Because of changes in the way the unemployment rate is calculated, the figures today are apple to oranges comparisons to the ones quoted for the Great Depression or even the 1970s. Further, changes in the economy (less manufacturing) and the labor force composition (more women) make comparisons equally difficult.
Nevertheless, it bears noting that the unemployment rate in the United States was 3.6% in April 1930, this after the Great Depression had ostensibly started. By October 1932, 30 months later, it was 24.8%. It peaked at 25.6% in May 1933. These are non-seasonally adjusted figures.

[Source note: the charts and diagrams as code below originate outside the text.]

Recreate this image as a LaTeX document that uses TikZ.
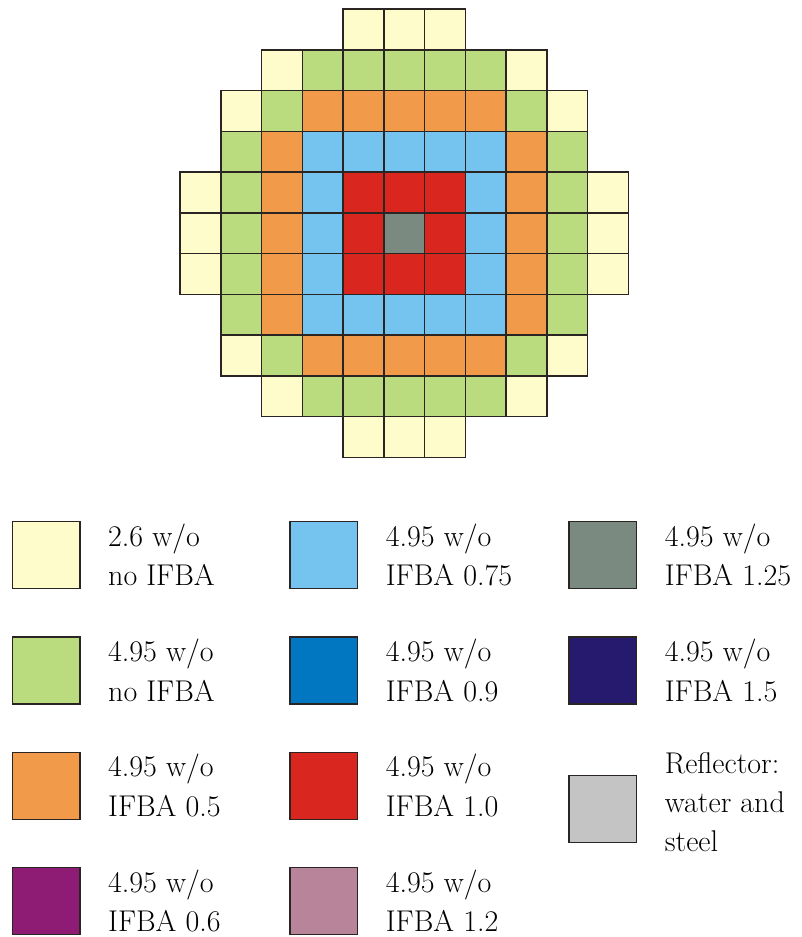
\documentclass[tikz,border=0pt]{standalone}
\usepackage{fontspec}
\definecolor{cY}{HTML}{FFFCCC}
\definecolor{cG}{HTML}{BBDC7E}
\definecolor{cO}{HTML}{F09A4A}
\definecolor{cB}{HTML}{74C4EF}
\definecolor{cR}{HTML}{D9261E}
\definecolor{cX}{HTML}{7A8A80}
\definecolor{cD}{HTML}{0077C0}
\definecolor{cN}{HTML}{261A6E}
\definecolor{cP}{HTML}{8E1C74}
\definecolor{cM}{HTML}{B88499}
\definecolor{cS}{HTML}{C4C4C4}
\definecolor{edge}{HTML}{2A2523}
\begin{document}
\begin{tikzpicture}[x=1pt,y=-1pt,
  cell/.style={draw=edge,line width=1.5pt,minimum size=40.75pt,inner sep=0pt,outer sep=0pt},
  legbox/.style={draw=edge,line width=1.5pt,minimum width=67.5pt,minimum height=67pt,inner sep=0pt,outer sep=0pt},
  legtext/.style={anchor=base west,inner sep=0pt,font=\rmfamily\fontsize{30}{40}\selectfont,text=black}]
\useasboundingbox (0,0) rectangle (802,937);
% core map
\foreach \r/\s/\cols in {
  0/4/{cY,cY,cY},
  1/2/{cY,cG,cG,cG,cG,cG,cY},
  2/1/{cY,cG,cO,cO,cO,cO,cO,cG,cY},
  3/1/{cG,cO,cB,cB,cB,cB,cB,cO,cG},
  4/0/{cY,cG,cO,cB,cR,cR,cR,cB,cO,cG,cY},
  5/0/{cY,cG,cO,cB,cR,cX,cR,cB,cO,cG,cY},
  6/0/{cY,cG,cO,cB,cR,cR,cR,cB,cO,cG,cY},
  7/1/{cG,cO,cB,cB,cB,cB,cB,cO,cG},
  8/1/{cY,cG,cO,cO,cO,cO,cO,cG,cY},
  9/2/{cY,cG,cG,cG,cG,cG,cY},
  10/4/{cY,cY,cY}}{
  \foreach \cl [count=\i from \s] in \cols {
    \node[cell,fill=\cl] (c\r-\i) at ({180+40.75*(\i+0.5)},{9+40.75*(\r+0.5)}) {};
  }
}
% legend
\foreach \n/\x/\y/\cl/\la/\lb in {
  a/12.3/521.7/cY/{2.6 w/o}/{no IFBA},
  b/12.3/637/cG/{4.95 w/o}/{no IFBA},
  c/12.3/752.3/cO/{4.95 w/o}/{IFBA 0.5},
  d/12.3/867.7/cP/{4.95 w/o}/{IFBA 0.6},
  e/290/521.7/cB/{4.95 w/o}/{IFBA 0.75},
  f/290/637/cD/{4.95 w/o}/{IFBA 0.9},
  g/290/752.3/cR/{4.95 w/o}/{IFBA 1.0},
  h/290/867.7/cM/{4.95 w/o}/{IFBA 1.2},
  i/569/521.7/cX/{4.95 w/o}/{IFBA 1.25},
  j/569/637/cN/{4.95 w/o}/{IFBA 1.5}}{
  \node[legbox,fill=\cl] (box\n) at ({\x+33.75},{\y+33.5}) {};
  \node[legtext] (txt\n1) at ({\x+95.7},{\y+24.5}) {\la};
  \node[legtext] (txt\n2) at ({\x+95.7},{\y+64}) {\lb};
}
\node[legbox,fill=cS] (boxk) at ({569+33.75},{775.7+33.5}) {};
\node[legtext] (txtk1) at (664.7,773) {Reflector:};
\node[legtext] (txtk2) at (664.7,812) {water and};
\node[legtext] (txtk3) at (664.7,851) {steel};
\end{tikzpicture}
\end{document}
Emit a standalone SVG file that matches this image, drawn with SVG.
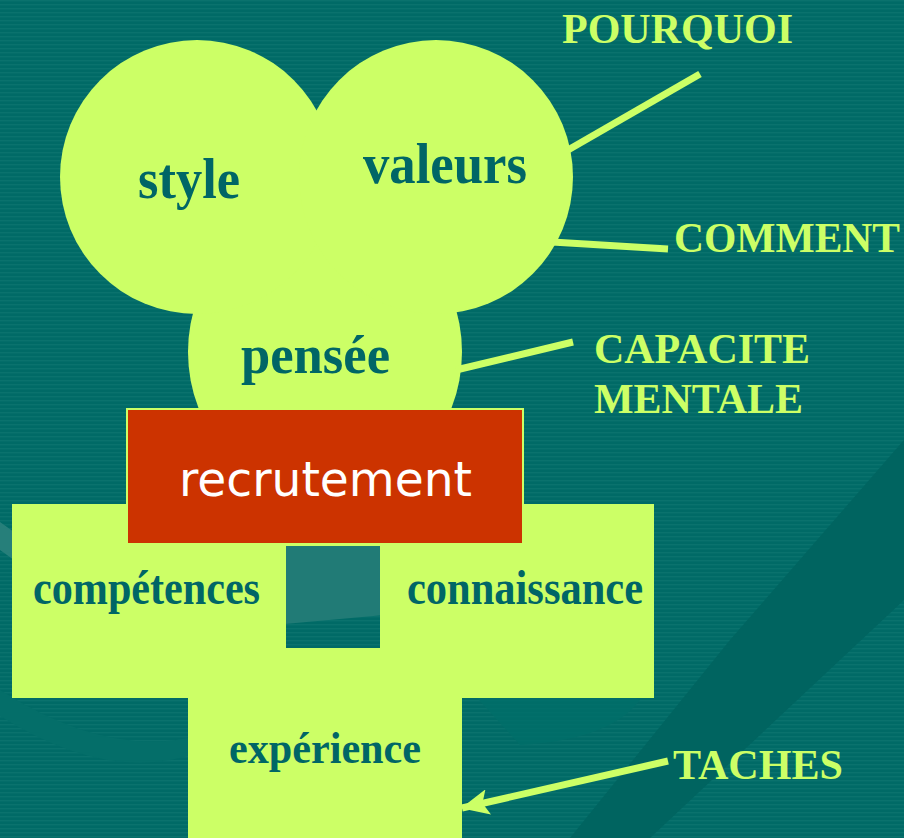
<svg xmlns="http://www.w3.org/2000/svg" width="904" height="838" viewBox="0 0 904 838">
  <defs>
    <pattern id="stripes" x="0" y="0" width="8" height="4" patternUnits="userSpaceOnUse">
      <rect x="0" y="0" width="8" height="4" fill="#006A66"/>
      <rect x="0" y="0" width="8" height="1.4" fill="#0A726D"/>
    </pattern>
    <marker id="arrow" viewBox="0 0 28 26" refX="27" refY="13" markerWidth="28" markerHeight="26" orient="auto" markerUnits="userSpaceOnUse">
      <path d="M0,0 L28,13 L0,26 L6,13 Z" fill="#CCFF66"/>
    </marker>
    <style>
      .shape { fill: #CCFF66; }
      .node { font-family: "Liberation Serif", "Times New Roman", serif; font-weight: bold; fill: #006666; }
      .label { font-family: "Liberation Serif", "Times New Roman", serif; font-weight: bold; fill: #CCFF66; font-size: 42px; }
      .conn { stroke: #CCFF66; stroke-width: 7; fill: none; }
      .title { font-family: "DejaVu Sans", Verdana, sans-serif; fill: #FFFFFF; font-size: 48px; }
    </style>
  </defs>

  <g id="background">
    <rect x="0" y="0" width="904" height="838" fill="url(#stripes)"/>
    <polygon points="904,440 904,600 650,838 570,838 730,640" fill="#006460"/>
    <path d="M470,690 Q560,660 640,700 Q610,740 520,745 Z" fill="#006E69" opacity="0.8"/>
    <polygon points="240,540 440,540 440,610 240,628" fill="#217B76"/>
    <path d="M0,522 L14,532 L14,560 L0,550 Z" fill="#267F7A"/>
    <path d="M0,690 Q110,760 200,735 L200,752 Q110,785 0,716 Z" fill="#046E69"/>
  </g>

  <g id="pensee">
    <ellipse class="shape" cx="325" cy="352" rx="137" ry="146"/>
  </g>
  <g id="style">
    <ellipse class="shape" cx="197" cy="177" rx="137" ry="137"/>
  </g>
  <g id="valeurs">
    <ellipse class="shape" cx="436" cy="177" rx="137" ry="137"/>
  </g>
  <g id="style-text">
    <text class="node" x="138" y="198" font-size="56" textLength="102" lengthAdjust="spacingAndGlyphs">style</text>
  </g>
  <g id="valeurs-text">
    <text class="node" x="363" y="183" font-size="56" textLength="164" lengthAdjust="spacingAndGlyphs">valeurs</text>
  </g>
  <g id="pensee-text">
    <text class="node" x="241" y="373" font-size="54" textLength="149" lengthAdjust="spacingAndGlyphs">pensée</text>
  </g>

  <g id="cross">
    <path class="shape" fill-rule="evenodd" d="M12,504 H654 V698 H462 V838 H188 V698 H12 Z M286,546 H380 V648 H286 Z"/>
  </g>
  <g id="competences">
    <text class="node" x="33" y="604" font-size="48" textLength="227" lengthAdjust="spacingAndGlyphs">compétences</text>
  </g>
  <g id="connaissance">
    <text class="node" x="407" y="604" font-size="48" textLength="236" lengthAdjust="spacingAndGlyphs">connaissance</text>
  </g>
  <g id="experience">
    <text class="node" x="229" y="763" font-size="44" textLength="192" lengthAdjust="spacingAndGlyphs">expérience</text>
  </g>

  <g id="recrutement">
    <rect x="127" y="409" width="396" height="135" fill="#CC3300" stroke="#CCFF66" stroke-width="2"/>
    <text class="title" x="179" y="496" textLength="293" lengthAdjust="spacingAndGlyphs">recrutement</text>
  </g>

  <g id="connectors">
    <line class="conn" x1="700" y1="74" x2="568" y2="150"/>
    <line class="conn" x1="552" y1="242" x2="668" y2="249"/>
    <line class="conn" x1="456" y1="370" x2="573" y2="342"/>
    <line class="conn" x1="668" y1="761" x2="462" y2="808" marker-end="url(#arrow)"/>
  </g>

  <g id="pourquoi">
    <text class="label" x="562" y="43" textLength="231" lengthAdjust="spacingAndGlyphs">POURQUOI</text>
  </g>
  <g id="comment">
    <text class="label" x="674" y="252" textLength="226" lengthAdjust="spacingAndGlyphs">COMMENT</text>
  </g>
  <g id="capacite-mentale">
    <text class="label" x="594" y="363" textLength="216" lengthAdjust="spacingAndGlyphs">CAPACITE</text>
    <text class="label" x="594" y="413" textLength="209" lengthAdjust="spacingAndGlyphs">MENTALE</text>
  </g>
  <g id="taches">
    <text class="label" x="673" y="779" textLength="170" lengthAdjust="spacingAndGlyphs">TACHES</text>
  </g>
</svg>
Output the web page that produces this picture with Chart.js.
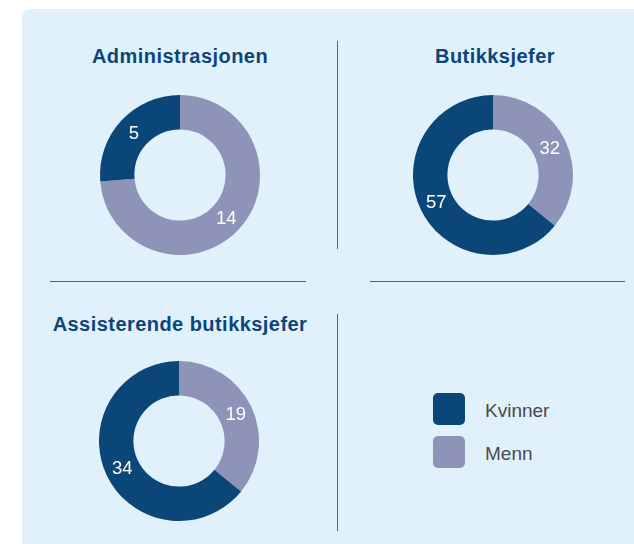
<!DOCTYPE html>
<html>
<head>
<meta charset="utf-8">
<script src="https://cdn.jsdelivr.net/npm/chart.js@4/dist/chart.umd.min.js"></script>
<style>
  html, body { margin: 0; padding: 0; background: #fff; }
  body { width: 634px; height: 544px; position: relative; overflow: hidden; font-family: "Liberation Sans", Arial, sans-serif; }
  #panel { position: absolute; left: 22px; top: 9px; width: 640px; height: 560px; background: #e1f1fc; border-radius: 8px; }
  .title { position: absolute; width: 300px; text-align: center; font-weight: bold; font-size: 20px; line-height: 20px; letter-spacing: 0.45px; color: #0b4679; }
  .vline { position: absolute; width: 1px; background: #4b6592; }
  .hline { position: absolute; height: 1px; background: #4b6592; }
  canvas.donut { position: absolute; }
  .legend { position: absolute; left: 433px; top: 393px; }
  .legend .item { position: relative; height: 43px; }
  .legend .box { position: absolute; left: 0; top: 0; width: 32px; height: 32px; border-radius: 5px; }
  .legend .txt { position: absolute; left: 52px; top: 8px; font-size: 19px; line-height: 19px; color: #4a4a4a; white-space: nowrap; }
</style>
</head>
<body>
<div id="panel"></div>

<div class="title" style="left:30px; top:46px;">Administrasjonen</div>
<div class="title" style="left:345px; top:46px;">Butikksjefer</div>
<div class="title" style="left:30px; top:314px;">Assisterende butikksjefer</div>

<div class="vline" style="left:337px; top:41px; height:208px;"></div>
<div class="vline" style="left:337px; top:314px; height:217px;"></div>
<div class="hline" style="left:50px; top:281px; width:256px;"></div>
<div class="hline" style="left:370px; top:281px; width:255px;"></div>

<canvas class="donut" id="donut0" width="170" height="170" style="left:95px; top:90px;"></canvas>
<canvas class="donut" id="donut1" width="170" height="170" style="left:408px; top:90px;"></canvas>
<canvas class="donut" id="donut2" width="170" height="170" style="left:94px; top:356px;"></canvas>

<div class="legend" id="legend"></div>

<script>
const categories = ['Administrasjonen', 'Butikksjefer', 'Assisterende butikksjefer'];
const seriesLabels = ['Kvinner', 'Menn'];
const kvinner = [5, 57, 34];
const menn = [14, 32, 19];

const colKvinner = '#0b4679';
const colMenn = '#8d94b8';

// white numbers in the middle of each ring segment
const valueLabels = {
    id: 'valueLabels',
    afterDatasetsDraw(chart) {
        const ctx = chart.ctx;
        const meta = chart.getDatasetMeta(0);
        const values = chart.data.datasets[0].data;
        ctx.save();
        ctx.fillStyle = '#ffffff';
        ctx.font = '18.5px "Liberation Sans", Arial, sans-serif';
        ctx.textAlign = 'center';
        ctx.textBaseline = 'middle';
        meta.data.forEach((arc, i) => {
            const p = arc.getCenterPoint();
            ctx.fillText(values[i], p.x, p.y + 1);
        });
        ctx.restore();
    }
};

for (let i = 0; i < categories.length; i++){
    const ctx = document.getElementById('donut' + i).getContext('2d');
    new Chart(ctx, {
        type: 'doughnut',
        data: {
            labels: [seriesLabels[1], seriesLabels[0]],
            datasets: [{
                data: [menn[i], kvinner[i]],
                backgroundColor: [colMenn, colKvinner],
                borderWidth: 0,
                hoverOffset: 0
            }]
        },
        options: {
            responsive: false,
            maintainAspectRatio: false,
            animation: false,
            cutout: '57%',
            layout: { padding: 5 },
            events: [],
            plugins: {
                legend: { display: false },
                tooltip: { enabled: false },
                title: { display: false }
            }
        },
        plugins: [valueLabels]
    });
}

const legendEl = document.getElementById('legend');
const legendColors = [colKvinner, colMenn];
seriesLabels.forEach((name, i) => {
    const item = document.createElement('div');
    item.className = 'item';
    item.innerHTML = '<div class="box" style="background:' + legendColors[i] + '"></div><div class="txt">' + name + '</div>';
    legendEl.appendChild(item);
});
</script>
</body>
</html>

Fast forward today and you might use the comprehensive unemployment figure U-6 as a basis of comparisons, of course with the caveats I mentioned in the first paragraph in mind. The Labor department defines this figure as “total unemployed, plus all marginally attached workers, plus total employed part time for economic reasons, as a percent of the civilian labor force plus all marginally attached workers.”
In September 2006, on the cusp of the Housing Bubble bursting, the U-6 unemployment figure was 7.6%. The latest non-seasonally adjusted figure is 16.2% (this is much higher than the 15.6% seasonally-adjusted figure making the rounds on the blogosphere).
The long and short of this comparison is that the crash in employment levels during the Great Depression was much worse than it is today. Nevertheless, the U-6 numbers are pretty frightening on their own and they are due to creep higher.